#### COLLECTED MATERIAL:
────────
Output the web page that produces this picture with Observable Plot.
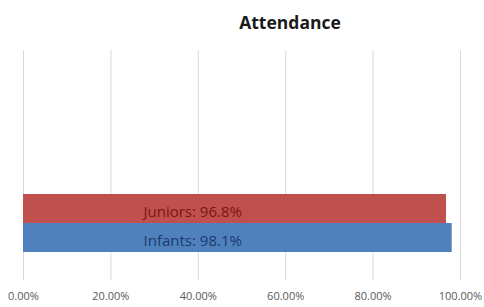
<!DOCTYPE html>
<html><head><meta charset="utf-8">
<script src="https://cdn.jsdelivr.net/npm/d3@7"></script>
<script src="https://cdn.jsdelivr.net/npm/@observablehq/plot@0.6"></script>
<style>
html,body{margin:0;padding:0;background:#fff;width:484px;height:307px;overflow:hidden;}
#title{height:40px;padding-top:10px;line-height:24px;text-align:center;font:bold 17.5px "Open Sans",sans-serif;color:#1a1a1a;padding-left:96px;box-sizing:border-box;}
</style></head>
<body>
<div id="title">Attendance</div>
<div id="chart"></div>
<script>
const series = ["Juniors", "Infants"];
const values = [0.968, 0.981];
const fills = ["#C0504D", "#4F81BD"];
const labelColors = ["#7a1512", "#1b3a70"];
const xTicks = [0, 0.2, 0.4, 0.6, 0.8, 1.0];

const data = series.map((s, i) => ({series: s, value: values[i], label: `${s}: ${(values[i]*100).toFixed(1)}%`}));

const W = 484, H = 267, mT = 10, mB = 27, mL = 23, mR = 24;
const innerH = H - mT - mB;

const chart = Plot.plot({
  width: W, height: H,
  marginTop: mT, marginBottom: mB, marginLeft: mL, marginRight: mR,
  style: {fontFamily: "Open Sans, sans-serif", background: "#fff", overflow: "visible"},
  x: {domain: [0, 1], ticks: xTicks, tickFormat: d3.format(".2%"), label: null},
  y: {domain: series, range: [mT + innerH/2, mT + innerH], paddingInner: 0, paddingOuter: 0.98, axis: null},
  color: {domain: series, range: fills},
  marks: [
    Plot.gridX(xTicks, {stroke: "#d9d9d9", strokeOpacity: 1, strokeWidth: 1}),
    Plot.axisX(xTicks, {tickFormat: d3.format(".2%"), tickSize: 0, tickPadding: 12, fontSize: 11, fill: "#595959", label: null}),
    Plot.barX(data, {x: "value", y: "series", fill: "series"}),
    Plot.text(data, {x: 0, y: "series", text: "label", textAnchor: "start", dx: 120, dy: 3, fontSize: 15, fill: (d) => labelColors[series.indexOf(d.series)]})
  ]
});
document.getElementById("chart").appendChild(chart);
</script>
</body></html>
────────
#### GOAL OF THE EXERCISE:
In your copy of the listing above, reproduce each line exactly and omit all pictures.

#### ANSWER TO THIS EXERCISE:
Output the web page that produces this picture with Observable Plot.
<!DOCTYPE html>
<html><head><meta charset="utf-8">
<script src="https://cdn.jsdelivr.net/npm/d3@7"></script>
<script src="https://cdn.jsdelivr.net/npm/@observablehq/plot@0.6"></script>
<style>
html,body{margin:0;padding:0;background:#fff;width:484px;height:307px;overflow:hidden;}
#title{height:40px;padding-top:10px;line-height:24px;text-align:center;font:bold 17.5px "Open Sans",sans-serif;color:#1a1a1a;padding-left:96px;box-sizing:border-box;}
</style></head>
<body>
<div id="title">Attendance</div>
<div id="chart"></div>
<script>
const series = ["Juniors", "Infants"];
const values = [0.968, 0.981];
const fills = ["#C0504D", "#4F81BD"];
const labelColors = ["#7a1512", "#1b3a70"];
const xTicks = [0, 0.2, 0.4, 0.6, 0.8, 1.0];

const data = series.map((s, i) => ({series: s, value: values[i], label: `${s}: ${(values[i]*100).toFixed(1)}%`}));

const W = 484, H = 267, mT = 10, mB = 27, mL = 23, mR = 24;
const innerH = H - mT - mB;

const chart = Plot.plot({
  width: W, height: H,
  marginTop: mT, marginBottom: mB, marginLeft: mL, marginRight: mR,
  style: {fontFamily: "Open Sans, sans-serif", background: "#fff", overflow: "visible"},
  x: {domain: [0, 1], ticks: xTicks, tickFormat: d3.format(".2%"), label: null},
  y: {domain: series, range: [mT + innerH/2, mT + innerH], paddingInner: 0, paddingOuter: 0.98, axis: null},
  color: {domain: series, range: fills},
  marks: [
    Plot.gridX(xTicks, {stroke: "#d9d9d9", strokeOpacity: 1, strokeWidth: 1}),
    Plot.axisX(xTicks, {tickFormat: d3.format(".2%"), tickSize: 0, tickPadding: 12, fontSize: 11, fill: "#595959", label: null}),
    Plot.barX(data, {x: "value", y: "series", fill: "series"}),
    Plot.text(data, {x: 0, y: "series", text: "label", textAnchor: "start", dx: 120, dy: 3, fontSize: 15, fill: (d) => labelColors[series.indexOf(d.series)]})
  ]
});
document.getElementById("chart").appendChild(chart);
</script>
</body></html>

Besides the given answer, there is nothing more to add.